Repeat exactly and only the lines from the line containing "Emit a Python" through the line containing "plt.rcParams['axes.unicode_minus'] = False", both included.

● ● ● ●

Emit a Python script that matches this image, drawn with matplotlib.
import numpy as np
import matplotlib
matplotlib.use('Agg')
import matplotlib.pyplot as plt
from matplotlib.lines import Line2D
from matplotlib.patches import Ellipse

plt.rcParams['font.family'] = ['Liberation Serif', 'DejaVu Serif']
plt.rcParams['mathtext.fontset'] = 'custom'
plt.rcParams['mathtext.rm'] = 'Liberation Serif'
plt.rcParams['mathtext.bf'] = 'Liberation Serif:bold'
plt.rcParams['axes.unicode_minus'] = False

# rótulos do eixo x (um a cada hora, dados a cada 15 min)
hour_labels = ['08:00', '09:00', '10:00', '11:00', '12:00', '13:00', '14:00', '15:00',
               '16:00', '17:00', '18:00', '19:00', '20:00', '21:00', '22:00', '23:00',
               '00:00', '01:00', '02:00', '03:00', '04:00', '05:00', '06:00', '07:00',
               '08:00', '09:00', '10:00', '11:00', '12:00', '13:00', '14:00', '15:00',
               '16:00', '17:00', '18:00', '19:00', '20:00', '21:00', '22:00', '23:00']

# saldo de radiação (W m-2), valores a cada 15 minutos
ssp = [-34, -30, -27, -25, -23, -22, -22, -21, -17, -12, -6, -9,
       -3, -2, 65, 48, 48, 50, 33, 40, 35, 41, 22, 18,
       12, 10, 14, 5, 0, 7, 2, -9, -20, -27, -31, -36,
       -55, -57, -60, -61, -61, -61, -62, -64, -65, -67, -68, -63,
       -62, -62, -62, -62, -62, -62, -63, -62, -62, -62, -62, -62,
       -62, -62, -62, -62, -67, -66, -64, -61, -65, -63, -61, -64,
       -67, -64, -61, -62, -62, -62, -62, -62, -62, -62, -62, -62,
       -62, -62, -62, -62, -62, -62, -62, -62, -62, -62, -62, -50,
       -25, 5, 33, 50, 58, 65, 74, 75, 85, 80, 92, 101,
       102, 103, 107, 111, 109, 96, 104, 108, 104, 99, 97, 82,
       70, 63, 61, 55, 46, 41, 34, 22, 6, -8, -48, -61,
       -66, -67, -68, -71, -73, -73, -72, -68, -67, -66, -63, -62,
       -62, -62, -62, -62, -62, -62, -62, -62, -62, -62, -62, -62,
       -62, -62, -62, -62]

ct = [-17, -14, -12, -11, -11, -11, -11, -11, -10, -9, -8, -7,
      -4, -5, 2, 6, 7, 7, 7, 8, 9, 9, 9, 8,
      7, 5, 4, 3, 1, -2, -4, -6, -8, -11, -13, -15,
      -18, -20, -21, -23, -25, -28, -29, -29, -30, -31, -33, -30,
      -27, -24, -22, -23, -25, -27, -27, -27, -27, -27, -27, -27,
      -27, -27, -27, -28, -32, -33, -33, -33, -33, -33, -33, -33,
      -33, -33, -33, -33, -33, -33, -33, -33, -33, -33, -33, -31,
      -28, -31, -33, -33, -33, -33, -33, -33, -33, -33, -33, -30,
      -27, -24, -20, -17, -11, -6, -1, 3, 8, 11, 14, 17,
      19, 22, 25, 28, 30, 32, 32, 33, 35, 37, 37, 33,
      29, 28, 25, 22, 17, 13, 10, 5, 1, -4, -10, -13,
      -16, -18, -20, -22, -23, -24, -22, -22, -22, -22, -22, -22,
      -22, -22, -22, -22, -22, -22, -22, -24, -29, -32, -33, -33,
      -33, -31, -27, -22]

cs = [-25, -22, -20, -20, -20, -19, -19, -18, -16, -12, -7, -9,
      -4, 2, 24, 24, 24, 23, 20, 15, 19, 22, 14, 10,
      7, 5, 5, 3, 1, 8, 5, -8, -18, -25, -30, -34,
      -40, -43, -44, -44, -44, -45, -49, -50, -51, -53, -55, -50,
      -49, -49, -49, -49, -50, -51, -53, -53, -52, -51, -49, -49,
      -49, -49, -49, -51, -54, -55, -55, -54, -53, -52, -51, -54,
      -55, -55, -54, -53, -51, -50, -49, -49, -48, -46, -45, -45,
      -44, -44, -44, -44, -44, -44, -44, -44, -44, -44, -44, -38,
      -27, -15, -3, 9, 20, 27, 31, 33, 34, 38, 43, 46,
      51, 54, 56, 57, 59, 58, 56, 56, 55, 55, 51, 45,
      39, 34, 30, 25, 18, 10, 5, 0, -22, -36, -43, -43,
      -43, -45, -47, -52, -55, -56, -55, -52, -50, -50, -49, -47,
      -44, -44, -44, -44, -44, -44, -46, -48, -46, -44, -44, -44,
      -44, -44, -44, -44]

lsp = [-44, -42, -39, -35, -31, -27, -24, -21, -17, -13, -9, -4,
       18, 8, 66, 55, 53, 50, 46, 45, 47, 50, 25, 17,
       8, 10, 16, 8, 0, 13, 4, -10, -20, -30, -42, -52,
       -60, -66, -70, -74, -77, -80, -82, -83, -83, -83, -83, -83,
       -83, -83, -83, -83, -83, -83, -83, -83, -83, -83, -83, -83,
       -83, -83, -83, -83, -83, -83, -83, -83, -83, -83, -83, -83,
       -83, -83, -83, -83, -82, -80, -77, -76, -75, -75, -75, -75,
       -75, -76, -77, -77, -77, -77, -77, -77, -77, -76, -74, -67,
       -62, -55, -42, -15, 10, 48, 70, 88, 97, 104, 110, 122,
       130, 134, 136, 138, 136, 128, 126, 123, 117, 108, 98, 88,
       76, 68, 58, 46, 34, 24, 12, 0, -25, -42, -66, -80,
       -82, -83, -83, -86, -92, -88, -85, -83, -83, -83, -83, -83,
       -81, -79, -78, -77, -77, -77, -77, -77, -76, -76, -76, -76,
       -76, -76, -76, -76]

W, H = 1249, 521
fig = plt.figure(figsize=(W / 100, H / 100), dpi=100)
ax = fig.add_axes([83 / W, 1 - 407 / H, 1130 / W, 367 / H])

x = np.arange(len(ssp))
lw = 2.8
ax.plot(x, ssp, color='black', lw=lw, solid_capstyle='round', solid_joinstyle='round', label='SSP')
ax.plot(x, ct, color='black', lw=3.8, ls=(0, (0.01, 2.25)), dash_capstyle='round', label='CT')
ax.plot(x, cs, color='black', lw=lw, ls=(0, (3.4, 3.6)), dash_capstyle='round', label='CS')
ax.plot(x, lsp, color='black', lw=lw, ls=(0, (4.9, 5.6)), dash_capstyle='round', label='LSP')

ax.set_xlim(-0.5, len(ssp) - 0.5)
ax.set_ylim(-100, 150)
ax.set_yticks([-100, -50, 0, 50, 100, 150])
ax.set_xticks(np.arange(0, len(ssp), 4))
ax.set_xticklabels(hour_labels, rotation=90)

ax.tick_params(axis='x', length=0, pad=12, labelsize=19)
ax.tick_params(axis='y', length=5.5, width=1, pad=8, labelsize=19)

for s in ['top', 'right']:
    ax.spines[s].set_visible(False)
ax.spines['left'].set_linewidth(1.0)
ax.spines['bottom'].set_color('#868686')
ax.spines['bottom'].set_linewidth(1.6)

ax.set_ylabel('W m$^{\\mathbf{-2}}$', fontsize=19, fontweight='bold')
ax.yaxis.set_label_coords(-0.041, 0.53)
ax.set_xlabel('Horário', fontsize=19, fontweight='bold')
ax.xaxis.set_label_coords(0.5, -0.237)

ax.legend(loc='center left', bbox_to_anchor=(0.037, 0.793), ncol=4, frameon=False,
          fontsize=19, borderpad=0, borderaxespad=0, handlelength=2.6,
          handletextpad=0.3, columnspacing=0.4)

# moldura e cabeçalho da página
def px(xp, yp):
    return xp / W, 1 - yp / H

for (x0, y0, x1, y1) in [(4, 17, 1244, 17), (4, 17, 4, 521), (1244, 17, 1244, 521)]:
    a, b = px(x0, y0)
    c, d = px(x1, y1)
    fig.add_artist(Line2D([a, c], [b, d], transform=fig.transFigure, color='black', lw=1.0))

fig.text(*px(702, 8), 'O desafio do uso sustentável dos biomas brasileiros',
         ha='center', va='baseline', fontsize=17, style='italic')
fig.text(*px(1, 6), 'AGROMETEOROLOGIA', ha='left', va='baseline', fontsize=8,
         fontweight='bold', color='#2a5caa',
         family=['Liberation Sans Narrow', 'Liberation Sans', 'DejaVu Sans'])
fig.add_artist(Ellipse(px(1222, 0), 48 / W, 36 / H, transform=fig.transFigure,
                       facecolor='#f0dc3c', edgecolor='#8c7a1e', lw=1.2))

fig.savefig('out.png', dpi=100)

● ● ● ●

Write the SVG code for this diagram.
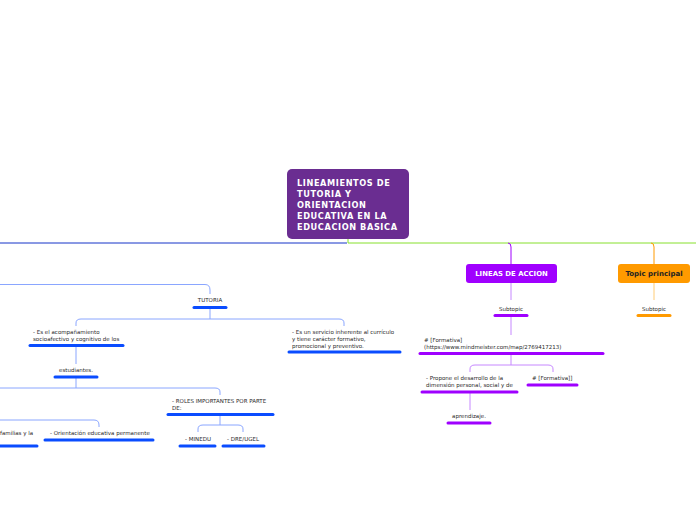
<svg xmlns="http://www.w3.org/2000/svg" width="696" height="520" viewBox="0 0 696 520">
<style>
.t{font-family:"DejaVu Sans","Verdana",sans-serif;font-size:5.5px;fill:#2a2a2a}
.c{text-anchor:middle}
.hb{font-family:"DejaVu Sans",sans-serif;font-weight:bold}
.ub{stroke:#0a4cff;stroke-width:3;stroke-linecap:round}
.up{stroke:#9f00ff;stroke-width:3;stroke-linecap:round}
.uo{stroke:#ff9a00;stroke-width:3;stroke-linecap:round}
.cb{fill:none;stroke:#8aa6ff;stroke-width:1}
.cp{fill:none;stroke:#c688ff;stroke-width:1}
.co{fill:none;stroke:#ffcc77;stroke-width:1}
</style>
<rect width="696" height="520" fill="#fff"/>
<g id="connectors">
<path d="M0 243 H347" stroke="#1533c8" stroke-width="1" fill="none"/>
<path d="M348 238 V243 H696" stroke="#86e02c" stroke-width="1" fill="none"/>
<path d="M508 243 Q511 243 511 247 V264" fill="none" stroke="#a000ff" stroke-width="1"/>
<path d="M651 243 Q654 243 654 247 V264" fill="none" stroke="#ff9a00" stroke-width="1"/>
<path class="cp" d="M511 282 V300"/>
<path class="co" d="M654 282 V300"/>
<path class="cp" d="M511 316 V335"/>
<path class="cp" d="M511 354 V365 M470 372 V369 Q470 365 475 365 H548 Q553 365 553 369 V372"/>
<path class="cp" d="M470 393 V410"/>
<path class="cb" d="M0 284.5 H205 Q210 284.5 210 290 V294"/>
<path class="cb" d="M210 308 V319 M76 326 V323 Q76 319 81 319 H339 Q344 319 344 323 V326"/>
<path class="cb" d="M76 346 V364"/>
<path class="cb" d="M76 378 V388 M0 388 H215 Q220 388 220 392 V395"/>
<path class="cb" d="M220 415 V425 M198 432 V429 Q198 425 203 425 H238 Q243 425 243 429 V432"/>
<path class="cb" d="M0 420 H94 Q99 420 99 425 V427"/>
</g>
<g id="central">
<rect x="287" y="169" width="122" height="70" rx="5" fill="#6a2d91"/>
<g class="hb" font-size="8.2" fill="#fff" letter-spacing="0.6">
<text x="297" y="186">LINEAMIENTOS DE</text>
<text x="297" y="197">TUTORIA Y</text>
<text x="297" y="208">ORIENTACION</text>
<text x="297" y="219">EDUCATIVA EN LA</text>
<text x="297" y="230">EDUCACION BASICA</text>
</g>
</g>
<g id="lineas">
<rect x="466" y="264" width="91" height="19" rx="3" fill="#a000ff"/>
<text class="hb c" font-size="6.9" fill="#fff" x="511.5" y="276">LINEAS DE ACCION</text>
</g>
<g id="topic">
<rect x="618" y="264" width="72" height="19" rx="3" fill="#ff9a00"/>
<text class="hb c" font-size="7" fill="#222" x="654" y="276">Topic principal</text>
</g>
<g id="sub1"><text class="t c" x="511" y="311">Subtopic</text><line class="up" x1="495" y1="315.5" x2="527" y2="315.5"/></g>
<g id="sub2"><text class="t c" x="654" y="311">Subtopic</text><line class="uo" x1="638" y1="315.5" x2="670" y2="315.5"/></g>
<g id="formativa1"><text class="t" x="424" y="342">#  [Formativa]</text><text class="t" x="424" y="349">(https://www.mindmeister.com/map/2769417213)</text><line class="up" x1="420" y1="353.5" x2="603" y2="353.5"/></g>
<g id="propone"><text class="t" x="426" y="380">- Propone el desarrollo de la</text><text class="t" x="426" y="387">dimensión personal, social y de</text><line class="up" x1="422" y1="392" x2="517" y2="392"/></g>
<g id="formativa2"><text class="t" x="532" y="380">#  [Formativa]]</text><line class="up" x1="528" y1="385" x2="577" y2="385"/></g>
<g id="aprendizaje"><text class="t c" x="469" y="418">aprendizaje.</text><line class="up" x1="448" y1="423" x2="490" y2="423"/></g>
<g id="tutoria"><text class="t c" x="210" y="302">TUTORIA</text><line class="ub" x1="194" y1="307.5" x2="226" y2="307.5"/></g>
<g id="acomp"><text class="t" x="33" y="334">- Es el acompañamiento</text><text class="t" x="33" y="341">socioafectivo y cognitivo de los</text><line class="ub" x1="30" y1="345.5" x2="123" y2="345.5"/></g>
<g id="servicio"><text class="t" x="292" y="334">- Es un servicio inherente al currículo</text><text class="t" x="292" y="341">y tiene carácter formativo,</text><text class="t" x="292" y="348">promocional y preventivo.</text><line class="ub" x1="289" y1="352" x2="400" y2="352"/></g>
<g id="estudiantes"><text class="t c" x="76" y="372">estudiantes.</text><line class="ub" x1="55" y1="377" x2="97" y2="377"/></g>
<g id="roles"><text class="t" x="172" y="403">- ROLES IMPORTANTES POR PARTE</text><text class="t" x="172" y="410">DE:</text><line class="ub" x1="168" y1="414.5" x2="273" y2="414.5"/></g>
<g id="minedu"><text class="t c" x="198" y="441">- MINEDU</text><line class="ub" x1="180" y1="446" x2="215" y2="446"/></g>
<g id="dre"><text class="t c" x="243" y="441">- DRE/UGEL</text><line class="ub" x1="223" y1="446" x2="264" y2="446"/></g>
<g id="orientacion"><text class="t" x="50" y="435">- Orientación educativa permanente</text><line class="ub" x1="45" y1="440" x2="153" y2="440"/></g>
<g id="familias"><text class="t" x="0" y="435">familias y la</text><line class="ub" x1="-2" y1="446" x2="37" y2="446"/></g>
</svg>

● ● ● ●

* _Task output_:
Emit a Python script that matches this image, drawn with matplotlib.
import numpy as np
import matplotlib
matplotlib.use('Agg')
import matplotlib.pyplot as plt
from matplotlib.lines import Line2D
from matplotlib.patches import Ellipse

plt.rcParams['font.family'] = ['Liberation Serif', 'DejaVu Serif']
plt.rcParams['mathtext.fontset'] = 'custom'
plt.rcParams['mathtext.rm'] = 'Liberation Serif'
plt.rcParams['mathtext.bf'] = 'Liberation Serif:bold'
plt.rcParams['axes.unicode_minus'] = False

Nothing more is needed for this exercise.